WORK INSTRUCTIONS: Pictures do not belong in your copy. Repeat all the other data exactly.

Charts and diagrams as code

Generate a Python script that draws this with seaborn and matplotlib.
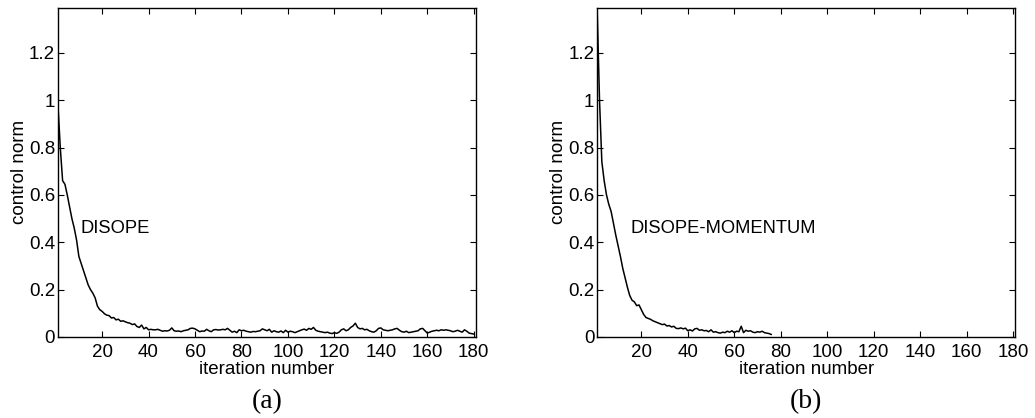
import numpy as np
import pandas as pd
import matplotlib
matplotlib.use("Agg")
import matplotlib.pyplot as plt
import seaborn as sns

# Control norm per iteration, plain DISOPE
disope = [
    0.98, 0.80, 0.66, 0.645, 0.60, 0.55, 0.50, 0.46, 0.41, 0.34,
    0.31, 0.28, 0.25, 0.22, 0.20, 0.185, 0.165, 0.13, 0.115, 0.108,
    0.098, 0.092, 0.090, 0.080, 0.082, 0.072, 0.075, 0.066, 0.068, 0.064,
    0.060, 0.058, 0.052, 0.055, 0.044, 0.040, 0.050, 0.034, 0.040, 0.030,
    0.032, 0.030, 0.030, 0.032, 0.028, 0.024, 0.026, 0.025, 0.028, 0.038,
    0.026, 0.024, 0.025, 0.022, 0.026, 0.028, 0.030, 0.036, 0.037, 0.034,
    0.028, 0.022, 0.025, 0.024, 0.032, 0.026, 0.022, 0.030, 0.031, 0.029,
    0.030, 0.032, 0.030, 0.036, 0.028, 0.020, 0.024, 0.018, 0.030, 0.026,
    0.028, 0.024, 0.022, 0.020, 0.023, 0.022, 0.024, 0.026, 0.034, 0.030,
    0.026, 0.032, 0.020, 0.026, 0.022, 0.020, 0.025, 0.018, 0.028, 0.020,
    0.024, 0.022, 0.018, 0.022, 0.026, 0.030, 0.033, 0.028, 0.036, 0.032,
    0.040, 0.028, 0.024, 0.022, 0.020, 0.018, 0.020, 0.016, 0.014, 0.018,
    0.015, 0.020, 0.030, 0.034, 0.026, 0.030, 0.040, 0.046, 0.058, 0.040,
    0.034, 0.036, 0.030, 0.032, 0.026, 0.022, 0.020, 0.026, 0.036, 0.038,
    0.030, 0.028, 0.026, 0.028, 0.030, 0.034, 0.036, 0.028, 0.022, 0.020,
    0.024, 0.018, 0.020, 0.022, 0.024, 0.026, 0.034, 0.036, 0.026, 0.016,
    0.020, 0.024, 0.026, 0.028, 0.026, 0.030, 0.028, 0.030, 0.028, 0.026,
    0.022, 0.024, 0.028, 0.024, 0.020, 0.030, 0.024, 0.016, 0.014, 0.012,
]

# Control norm per iteration, DISOPE with momentum
disope_momentum = [
    1.38, 1.00, 0.74, 0.66, 0.60, 0.56, 0.53, 0.48, 0.43, 0.385,
    0.34, 0.29, 0.25, 0.21, 0.175, 0.155, 0.148, 0.132, 0.135, 0.115,
    0.095, 0.082, 0.078, 0.074, 0.068, 0.064, 0.060, 0.056, 0.052, 0.054,
    0.046, 0.048, 0.042, 0.045, 0.036, 0.035, 0.038, 0.034, 0.037, 0.026,
    0.030, 0.025, 0.034, 0.036, 0.028, 0.030, 0.026, 0.027, 0.022, 0.030,
    0.020, 0.022, 0.018, 0.016, 0.020, 0.018, 0.024, 0.020, 0.026, 0.018,
    0.024, 0.022, 0.045, 0.018, 0.028, 0.024, 0.026, 0.020, 0.018, 0.022,
    0.020, 0.024, 0.018, 0.016, 0.014, 0.010,
]

x_ticks = [20, 40, 60, 80, 100, 120, 140, 160, 180]
y_ticks = [0, 0.2, 0.4, 0.6, 0.8, 1.0, 1.2]
y_tick_labels = ["0", "0.2", "0.4", "0.6", "0.8", "1", "1.2"]

panels = [
    (disope, "DISOPE", "(a)", 10.5),
    (disope_momentum, "DISOPE-MOMENTUM", "(b)", 15.3),
]

sns.set_theme(style="ticks")
plt.rcParams["font.family"] = ["Liberation Sans", "DejaVu Sans"]
plt.rcParams["text.color"] = "black"
plt.rcParams["axes.labelcolor"] = "black"

fig = plt.figure(figsize=(10.35, 4.18), dpi=100)
axes = [
    fig.add_axes([0.056, 0.194, 0.404, 0.787]),
    fig.add_axes([0.577, 0.194, 0.404, 0.787]),
]

for ax, (values, name, tag, text_x) in zip(axes, panels):
    df = pd.DataFrame({"iteration": np.arange(1, len(values) + 1),
                       "norm": values})
    sns.lineplot(data=df, x="iteration", y="norm", ax=ax,
                 color="black", linewidth=1.1)
    ax.set_xlim(1, 181)
    ax.set_ylim(0, 1.39)
    ax.set_xticks(x_ticks)
    ax.set_xticklabels([str(t) for t in x_ticks])
    ax.set_yticks(y_ticks)
    ax.set_yticklabels(y_tick_labels)
    ax.tick_params(direction="in", length=4, width=0.8, labelsize=13.5,
                   top=True, right=True, pad=2, colors="black")
    ax.tick_params(axis="x", pad=5)
    for sp in ax.spines.values():
        sp.set_visible(True)
        sp.set_color("black")
        sp.set_linewidth(1.0)
    ax.set_xlabel("iteration number", fontsize=13.5, labelpad=0)
    ax.set_ylabel("control norm", fontsize=13.5, labelpad=1)
    ax.text(text_x, 0.46, name, fontsize=13.2, va="center", ha="left")
    ax.text(0.5, -0.198, tag, transform=ax.transAxes, ha="center",
            va="center", fontsize=20, family="Liberation Serif")

fig.savefig("out.png", dpi=100, facecolor="white")
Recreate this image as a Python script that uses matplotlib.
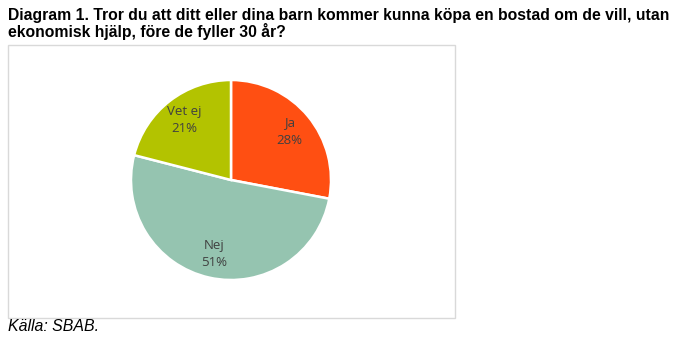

SOLUTION:
Generate a Python script that draws this with seaborn and matplotlib.
import numpy as np
import pandas as pd
import matplotlib
matplotlib.use("Agg")
import matplotlib.pyplot as plt
import seaborn as sns

# Control norm per iteration, plain DISOPE
disope = [
    0.98, 0.80, 0.66, 0.645, 0.60, 0.55, 0.50, 0.46, 0.41, 0.34,
    0.31, 0.28, 0.25, 0.22, 0.20, 0.185, 0.165, 0.13, 0.115, 0.108,
    0.098, 0.092, 0.090, 0.080, 0.082, 0.072, 0.075, 0.066, 0.068, 0.064,
    0.060, 0.058, 0.052, 0.055, 0.044, 0.040, 0.050, 0.034, 0.040, 0.030,
    0.032, 0.030, 0.030, 0.032, 0.028, 0.024, 0.026, 0.025, 0.028, 0.038,
    0.026, 0.024, 0.025, 0.022, 0.026, 0.028, 0.030, 0.036, 0.037, 0.034,
    0.028, 0.022, 0.025, 0.024, 0.032, 0.026, 0.022, 0.030, 0.031, 0.029,
    0.030, 0.032, 0.030, 0.036, 0.028, 0.020, 0.024, 0.018, 0.030, 0.026,
    0.028, 0.024, 0.022, 0.020, 0.023, 0.022, 0.024, 0.026, 0.034, 0.030,
    0.026, 0.032, 0.020, 0.026, 0.022, 0.020, 0.025, 0.018, 0.028, 0.020,
    0.024, 0.022, 0.018, 0.022, 0.026, 0.030, 0.033, 0.028, 0.036, 0.032,
    0.040, 0.028, 0.024, 0.022, 0.020, 0.018, 0.020, 0.016, 0.014, 0.018,
    0.015, 0.020, 0.030, 0.034, 0.026, 0.030, 0.040, 0.046, 0.058, 0.040,
    0.034, 0.036, 0.030, 0.032, 0.026, 0.022, 0.020, 0.026, 0.036, 0.038,
    0.030, 0.028, 0.026, 0.028, 0.030, 0.034, 0.036, 0.028, 0.022, 0.020,
    0.024, 0.018, 0.020, 0.022, 0.024, 0.026, 0.034, 0.036, 0.026, 0.016,
    0.020, 0.024, 0.026, 0.028, 0.026, 0.030, 0.028, 0.030, 0.028, 0.026,
    0.022, 0.024, 0.028, 0.024, 0.020, 0.030, 0.024, 0.016, 0.014, 0.012,
]

# Control norm per iteration, DISOPE with momentum
disope_momentum = [
    1.38, 1.00, 0.74, 0.66, 0.60, 0.56, 0.53, 0.48, 0.43, 0.385,
    0.34, 0.29, 0.25, 0.21, 0.175, 0.155, 0.148, 0.132, 0.135, 0.115,
    0.095, 0.082, 0.078, 0.074, 0.068, 0.064, 0.060, 0.056, 0.052, 0.054,
    0.046, 0.048, 0.042, 0.045, 0.036, 0.035, 0.038, 0.034, 0.037, 0.026,
    0.030, 0.025, 0.034, 0.036, 0.028, 0.030, 0.026, 0.027, 0.022, 0.030,
    0.020, 0.022, 0.018, 0.016, 0.020, 0.018, 0.024, 0.020, 0.026, 0.018,
    0.024, 0.022, 0.045, 0.018, 0.028, 0.024, 0.026, 0.020, 0.018, 0.022,
    0.020, 0.024, 0.018, 0.016, 0.014, 0.010,
]

x_ticks = [20, 40, 60, 80, 100, 120, 140, 160, 180]
y_ticks = [0, 0.2, 0.4, 0.6, 0.8, 1.0, 1.2]
y_tick_labels = ["0", "0.2", "0.4", "0.6", "0.8", "1", "1.2"]

panels = [
    (disope, "DISOPE", "(a)", 10.5),
    (disope_momentum, "DISOPE-MOMENTUM", "(b)", 15.3),
]

sns.set_theme(style="ticks")
plt.rcParams["font.family"] = ["Liberation Sans", "DejaVu Sans"]
plt.rcParams["text.color"] = "black"
plt.rcParams["axes.labelcolor"] = "black"

fig = plt.figure(figsize=(10.35, 4.18), dpi=100)
axes = [
    fig.add_axes([0.056, 0.194, 0.404, 0.787]),
    fig.add_axes([0.577, 0.194, 0.404, 0.787]),
]

for ax, (values, name, tag, text_x) in zip(axes, panels):
    df = pd.DataFrame({"iteration": np.arange(1, len(values) + 1),
                       "norm": values})
    sns.lineplot(data=df, x="iteration", y="norm", ax=ax,
                 color="black", linewidth=1.1)
    ax.set_xlim(1, 181)
    ax.set_ylim(0, 1.39)
    ax.set_xticks(x_ticks)
    ax.set_xticklabels([str(t) for t in x_ticks])
    ax.set_yticks(y_ticks)
    ax.set_yticklabels(y_tick_labels)
    ax.tick_params(direction="in", length=4, width=0.8, labelsize=13.5,
                   top=True, right=True, pad=2, colors="black")
    ax.tick_params(axis="x", pad=5)
    for sp in ax.spines.values():
        sp.set_visible(True)
        sp.set_color("black")
        sp.set_linewidth(1.0)
    ax.set_xlabel("iteration number", fontsize=13.5, labelpad=0)
    ax.set_ylabel("control norm", fontsize=13.5, labelpad=1)
    ax.text(text_x, 0.46, name, fontsize=13.2, va="center", ha="left")
    ax.text(0.5, -0.198, tag, transform=ax.transAxes, ha="center",
            va="center", fontsize=20, family="Liberation Serif")

fig.savefig("out.png", dpi=100, facecolor="white")
Recreate this image as a Python script that uses matplotlib.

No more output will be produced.